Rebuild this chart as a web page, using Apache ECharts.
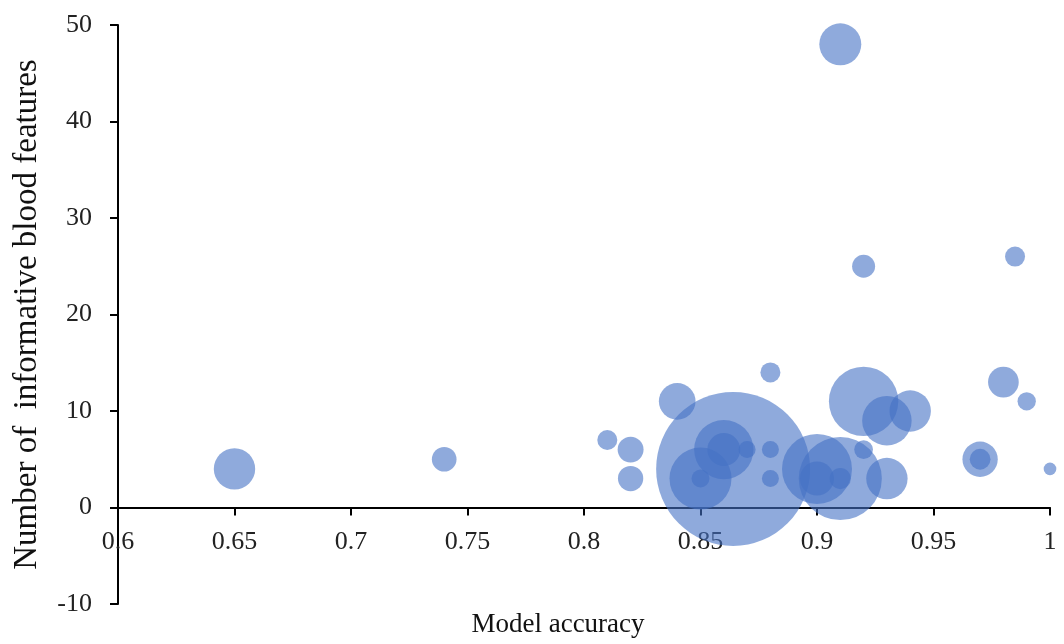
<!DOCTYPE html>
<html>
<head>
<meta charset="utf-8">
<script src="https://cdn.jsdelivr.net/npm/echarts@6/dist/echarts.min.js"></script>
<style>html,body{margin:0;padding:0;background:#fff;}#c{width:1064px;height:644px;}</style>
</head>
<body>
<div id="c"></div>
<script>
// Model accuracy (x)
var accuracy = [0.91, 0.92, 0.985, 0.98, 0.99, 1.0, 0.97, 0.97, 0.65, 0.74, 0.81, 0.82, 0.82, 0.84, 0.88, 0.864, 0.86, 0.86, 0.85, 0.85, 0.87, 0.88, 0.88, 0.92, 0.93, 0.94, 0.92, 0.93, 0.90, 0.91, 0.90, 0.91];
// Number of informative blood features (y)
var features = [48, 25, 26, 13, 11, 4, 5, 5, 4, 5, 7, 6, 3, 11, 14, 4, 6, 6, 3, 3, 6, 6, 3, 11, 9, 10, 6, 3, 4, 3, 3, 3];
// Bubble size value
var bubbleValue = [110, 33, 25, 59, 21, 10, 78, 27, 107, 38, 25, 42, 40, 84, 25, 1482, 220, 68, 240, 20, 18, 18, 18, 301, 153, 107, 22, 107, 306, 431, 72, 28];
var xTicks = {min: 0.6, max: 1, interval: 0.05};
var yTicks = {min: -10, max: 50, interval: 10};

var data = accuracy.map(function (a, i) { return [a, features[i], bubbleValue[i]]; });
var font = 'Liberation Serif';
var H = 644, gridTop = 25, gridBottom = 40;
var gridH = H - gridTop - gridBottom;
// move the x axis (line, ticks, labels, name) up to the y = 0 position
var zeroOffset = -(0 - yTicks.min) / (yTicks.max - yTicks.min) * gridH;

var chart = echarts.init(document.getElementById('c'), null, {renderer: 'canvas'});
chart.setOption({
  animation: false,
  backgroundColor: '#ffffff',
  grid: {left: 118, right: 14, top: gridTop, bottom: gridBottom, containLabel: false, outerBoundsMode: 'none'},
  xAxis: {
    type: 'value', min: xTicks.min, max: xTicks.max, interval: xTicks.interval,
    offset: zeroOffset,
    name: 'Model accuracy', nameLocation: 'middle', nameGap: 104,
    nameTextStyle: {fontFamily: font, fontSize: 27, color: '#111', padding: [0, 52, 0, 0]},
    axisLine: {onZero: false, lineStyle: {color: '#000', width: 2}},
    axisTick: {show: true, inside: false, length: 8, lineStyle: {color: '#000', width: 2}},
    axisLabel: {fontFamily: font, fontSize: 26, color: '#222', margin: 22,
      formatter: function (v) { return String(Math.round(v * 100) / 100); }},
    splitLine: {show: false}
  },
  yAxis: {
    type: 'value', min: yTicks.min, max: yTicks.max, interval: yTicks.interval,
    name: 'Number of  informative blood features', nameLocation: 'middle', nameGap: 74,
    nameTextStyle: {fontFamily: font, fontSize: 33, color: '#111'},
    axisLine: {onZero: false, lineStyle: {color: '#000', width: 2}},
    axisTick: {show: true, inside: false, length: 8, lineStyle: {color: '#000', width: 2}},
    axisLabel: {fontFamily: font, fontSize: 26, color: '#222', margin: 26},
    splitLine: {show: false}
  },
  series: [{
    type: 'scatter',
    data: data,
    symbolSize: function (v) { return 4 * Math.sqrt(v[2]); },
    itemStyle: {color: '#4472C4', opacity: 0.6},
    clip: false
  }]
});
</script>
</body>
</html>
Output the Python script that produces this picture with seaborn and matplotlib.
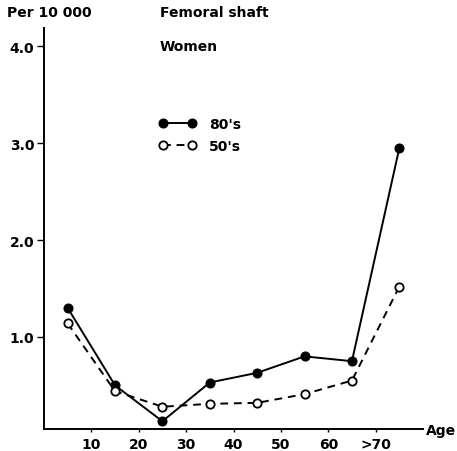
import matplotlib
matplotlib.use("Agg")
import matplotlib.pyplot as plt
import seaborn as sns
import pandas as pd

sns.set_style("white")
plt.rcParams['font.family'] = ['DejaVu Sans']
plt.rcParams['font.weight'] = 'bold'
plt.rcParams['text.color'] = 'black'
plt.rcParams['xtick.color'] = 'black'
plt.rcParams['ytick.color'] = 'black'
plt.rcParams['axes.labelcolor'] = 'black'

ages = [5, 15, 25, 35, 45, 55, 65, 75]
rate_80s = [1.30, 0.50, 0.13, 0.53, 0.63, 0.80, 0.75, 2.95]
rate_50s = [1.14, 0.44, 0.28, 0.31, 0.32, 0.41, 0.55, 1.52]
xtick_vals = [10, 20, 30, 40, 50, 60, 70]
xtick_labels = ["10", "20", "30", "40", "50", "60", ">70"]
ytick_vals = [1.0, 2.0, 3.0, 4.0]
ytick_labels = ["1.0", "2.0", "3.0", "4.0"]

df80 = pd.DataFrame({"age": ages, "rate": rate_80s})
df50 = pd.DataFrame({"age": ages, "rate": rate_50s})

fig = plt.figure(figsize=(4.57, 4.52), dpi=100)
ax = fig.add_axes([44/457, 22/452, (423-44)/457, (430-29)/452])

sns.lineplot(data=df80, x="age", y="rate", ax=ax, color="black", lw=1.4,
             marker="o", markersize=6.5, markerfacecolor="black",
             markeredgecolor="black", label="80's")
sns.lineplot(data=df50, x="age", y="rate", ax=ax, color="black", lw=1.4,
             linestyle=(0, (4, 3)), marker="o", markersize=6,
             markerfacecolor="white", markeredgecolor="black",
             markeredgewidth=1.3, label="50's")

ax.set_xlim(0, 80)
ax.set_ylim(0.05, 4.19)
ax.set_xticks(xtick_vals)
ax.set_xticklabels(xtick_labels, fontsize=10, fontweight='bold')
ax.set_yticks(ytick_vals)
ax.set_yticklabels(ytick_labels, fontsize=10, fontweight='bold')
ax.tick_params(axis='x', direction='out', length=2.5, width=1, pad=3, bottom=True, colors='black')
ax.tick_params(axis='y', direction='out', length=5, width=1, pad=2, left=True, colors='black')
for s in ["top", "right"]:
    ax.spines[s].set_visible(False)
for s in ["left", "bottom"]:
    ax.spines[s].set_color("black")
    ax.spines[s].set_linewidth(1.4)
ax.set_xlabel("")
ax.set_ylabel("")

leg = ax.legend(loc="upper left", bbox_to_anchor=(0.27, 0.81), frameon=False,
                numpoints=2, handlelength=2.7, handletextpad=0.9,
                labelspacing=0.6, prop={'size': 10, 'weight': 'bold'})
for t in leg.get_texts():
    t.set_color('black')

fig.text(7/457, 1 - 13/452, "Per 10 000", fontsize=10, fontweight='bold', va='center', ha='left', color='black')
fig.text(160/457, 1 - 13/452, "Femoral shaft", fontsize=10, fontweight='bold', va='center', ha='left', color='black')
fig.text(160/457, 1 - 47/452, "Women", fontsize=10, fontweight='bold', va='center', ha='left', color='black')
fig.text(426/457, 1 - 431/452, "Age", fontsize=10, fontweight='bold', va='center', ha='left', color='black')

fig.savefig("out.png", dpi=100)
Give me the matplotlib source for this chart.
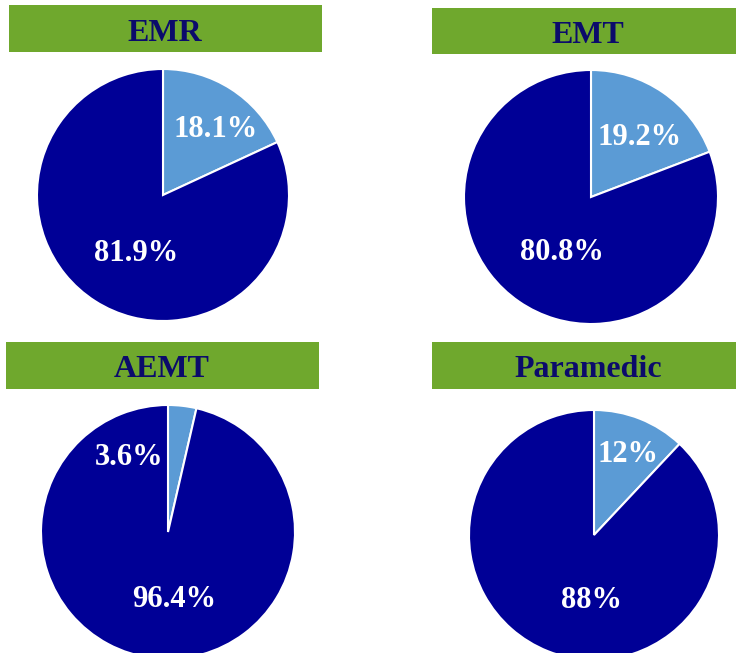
+---+
**What this task involves:** Exactly the lines starting at the line containing "Output the Python" and ending at the line containing "ax = fig.add_axes([44/457, 22/452, (423-44)/457, (430-29)/452])" should be transcribed, both included; omit the pictures.

**Response to this exercise:**
Output the Python script that produces this picture with seaborn and matplotlib.
import matplotlib
matplotlib.use("Agg")
import matplotlib.pyplot as plt
import seaborn as sns
import pandas as pd

sns.set_style("white")
plt.rcParams['font.family'] = ['DejaVu Sans']
plt.rcParams['font.weight'] = 'bold'
plt.rcParams['text.color'] = 'black'
plt.rcParams['xtick.color'] = 'black'
plt.rcParams['ytick.color'] = 'black'
plt.rcParams['axes.labelcolor'] = 'black'

ages = [5, 15, 25, 35, 45, 55, 65, 75]
rate_80s = [1.30, 0.50, 0.13, 0.53, 0.63, 0.80, 0.75, 2.95]
rate_50s = [1.14, 0.44, 0.28, 0.31, 0.32, 0.41, 0.55, 1.52]
xtick_vals = [10, 20, 30, 40, 50, 60, 70]
xtick_labels = ["10", "20", "30", "40", "50", "60", ">70"]
ytick_vals = [1.0, 2.0, 3.0, 4.0]
ytick_labels = ["1.0", "2.0", "3.0", "4.0"]

df80 = pd.DataFrame({"age": ages, "rate": rate_80s})
df50 = pd.DataFrame({"age": ages, "rate": rate_50s})

fig = plt.figure(figsize=(4.57, 4.52), dpi=100)
ax = fig.add_axes([44/457, 22/452, (423-44)/457, (430-29)/452])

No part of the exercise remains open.